Own both just in case

All politics and games being played imo. These large players are just too slow to react to this fast market and are now trying to use their influence to obtain a significant position. The ability to read between the lines is a skill that is invaluable in this day and age, unfortunately.

Blockchain is currently nearing the state of the dot-com bubble. There are great world changing projects buried among virtually pointless/worthless projects. Most of the massive tech companies that dominate the world economy were all part of the dot-com bubble. If you had given up on these behemoths you'd have let an early retirement a kick in the face.

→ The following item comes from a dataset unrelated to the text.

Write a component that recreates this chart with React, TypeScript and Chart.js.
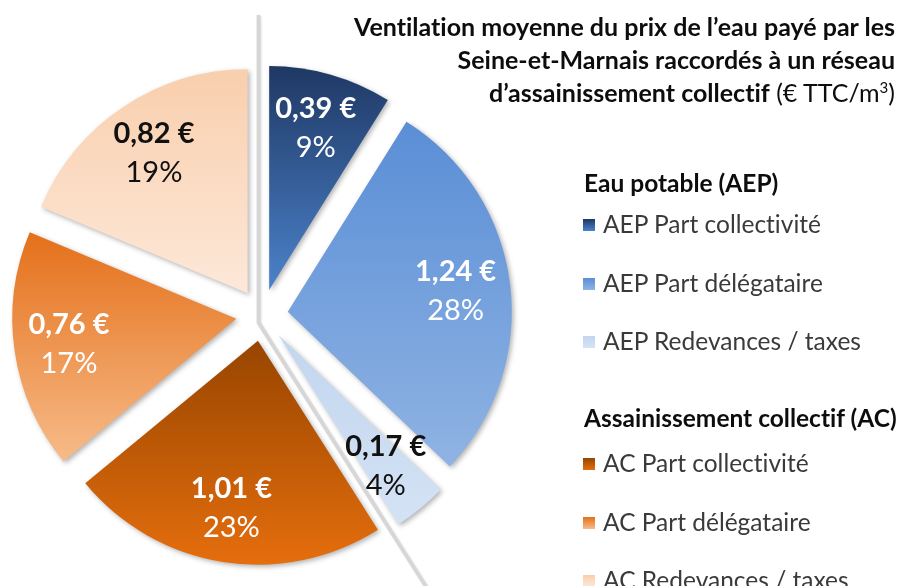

Personally I believe BTC to be in a massive bubble. People don't look into the tech. They don't research. It's really like the dot-com bubble but instead of .com they are all buying BTC which is currently 48% of the total market. This is a joke. The only coin that is getting negative merchant adoption and internal struggles is 48% of the market. This is a sign of a bubble.

But what about all the coins that solved the problems. Dash is already set for 400MB block size (A decision reached within a matter of ours instead of years) and NEM is tested to handle 3000 Tx PER SECOND!

Blockchain is the future. BTC was simply the proof of a working concept. It was our prototype. The best is yet to come!

Bubble comes when no one tells it's a bubble.

What we really need as the next blockchain step is a redeemable blockchain gold/silver system so that real P2P crypto trading of actual physical underlying can occur, rather than the 100+:1 fractional reserve paper system that dominates price discovery.